The three items agreed upon by players and the owners: establishing a social-justice coalition, working with city officials to convert all arenas into voting sites and including advertising spots in each playoff game that will raise awareness for voter access and opportunity.

Players are being vocal about what could happen if promises aren’t kept.

“There's a lot of guys that came down here for reasons other than basketball and to use our platforms,” Brown said. “Milwaukee did exactly that, and if necessary it could be done again. Hopefully that won't be the case, but using our platform is why a lot of guys came down here.”

Los Angeles Lakers star Anthony Davis echoed those sentiments.

“We do have the leverage,” Davis said. “After the meeting [with owners], we were very confident that they will [stick by their word]. The conversation went well. And If they don’t, then we won’t play again. It’s simple as that.”

In the meantime, players will wait and see. Some teams have already stepped up and made their facilities available as voting sites, and on Saturday, messages urging fans to vote were on the large arena video screens. The verbal agreement is in place; now the next step is for the owners to put ink to paper to keep the players on board.

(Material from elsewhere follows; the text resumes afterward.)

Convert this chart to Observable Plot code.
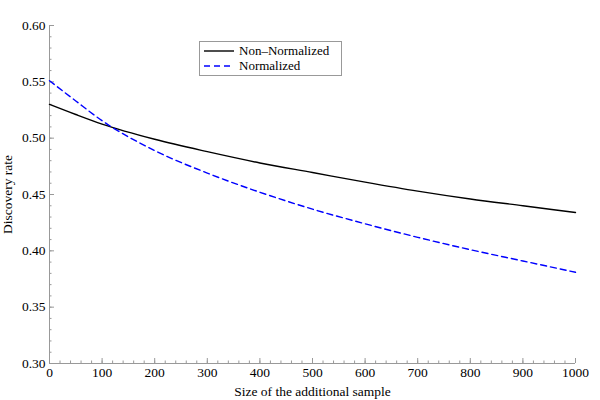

“For me personally, having a plan is one and having action and going through with that,” Lakers star LeBron James said. “To be able to sit on a call with our owners and for them to hear how important some of these initiatives are, they took it very seriously. They were very candid and we were very candid on what we believe continues to move the needle in our respective cities and in our communities and how important this moment is. So, all you can do is give me and give us your word, and I’m going to hold that with the utmost respect. But if that word you’re giving me is not fulfilled, we’ll tackle that moment.”